A guy surprises his fiancee by having her name tattooed on his penis. In flowing script it says, "Wendy." On their Jamaican honeymoon, he uses a public bathroom and sees a Jamaican man who seems to have the same name tattooed on his penis. The husband asks, "So your girl's name is Wendy, too?" The guy looks down at his penis and says, "No, once de wrinkles come out, it says, 'Welcome to Jamaica, mon! Have a nice day."
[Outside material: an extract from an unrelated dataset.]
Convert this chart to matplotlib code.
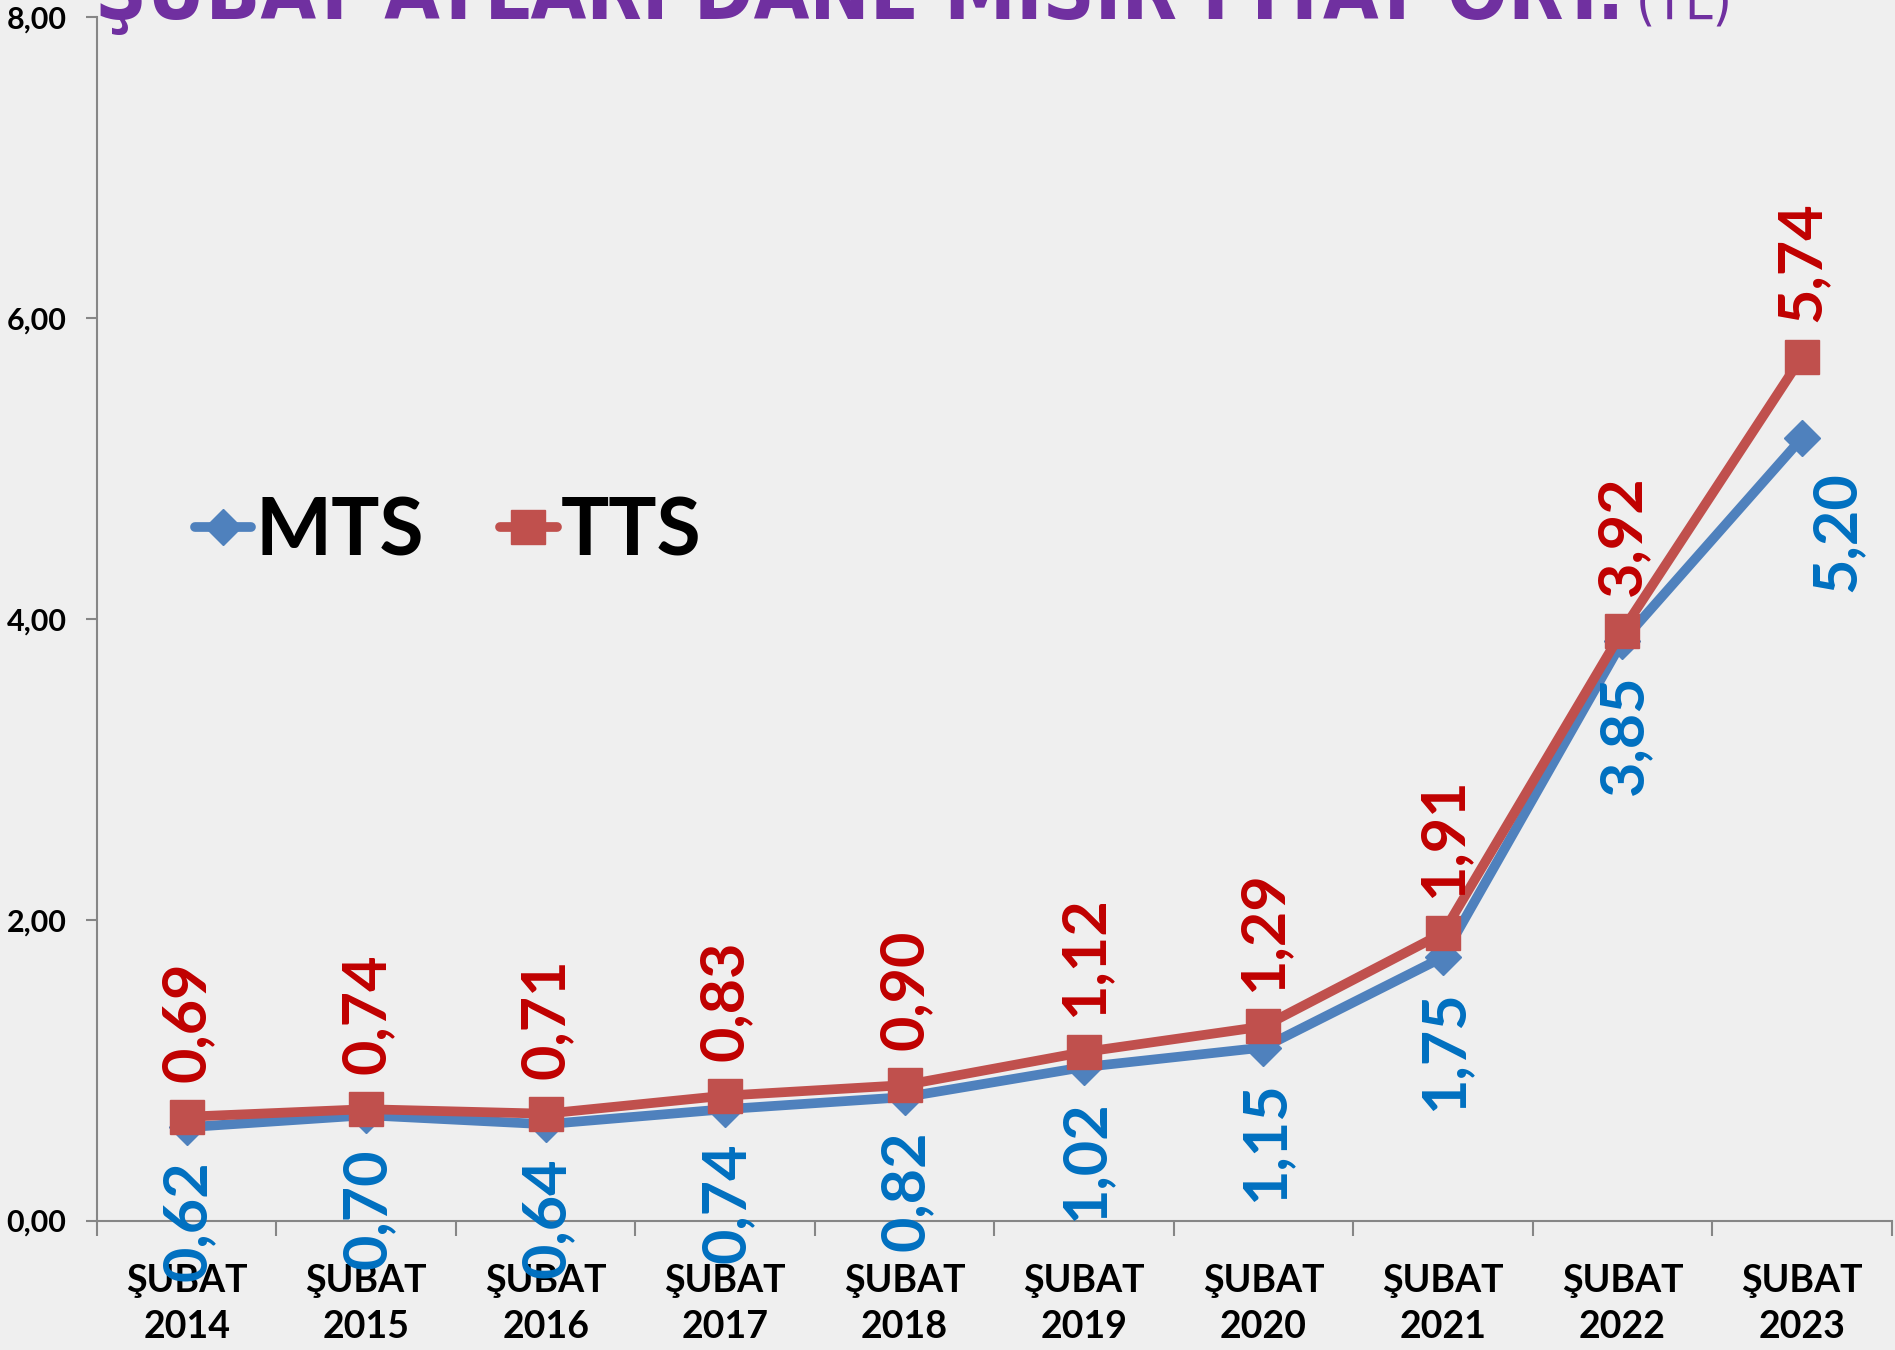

The bride lay in bed on the first night of their honeymoon while her husband stood at the bedroom window, gazing at the stars. "Come to bed, darling," she whispered after some time had passed. "Not likely," replied the blonde groom, "my mother told me that this would be the best night of my life and I'm not going to miss a minute of it."
The Irish Newlyweds
Did you hear about the Irish newlyweds who sat up all night on their honeymoon waiting for their sexual relations to arrive?
Marrying A Man
Q: What do you call a man that marries another man?
A: A minister
A shy priest greets the wedding guests at the Church. He's very nervous and doesn't say much. As the Bride and Groom approach the altar the priest steps up and gives the best homily anyone has ever heard. He's full of confidence, incredibly expressive and has everyone in fits of laughter!
After the vows, the priest is again extremely shy and barely says a word to anyone. The groom approaches the him and asks, "Why are you so shy? You seemed like a different person when you were giving that homily!"
"I know..." Says the priest, "But that was just my altar ego."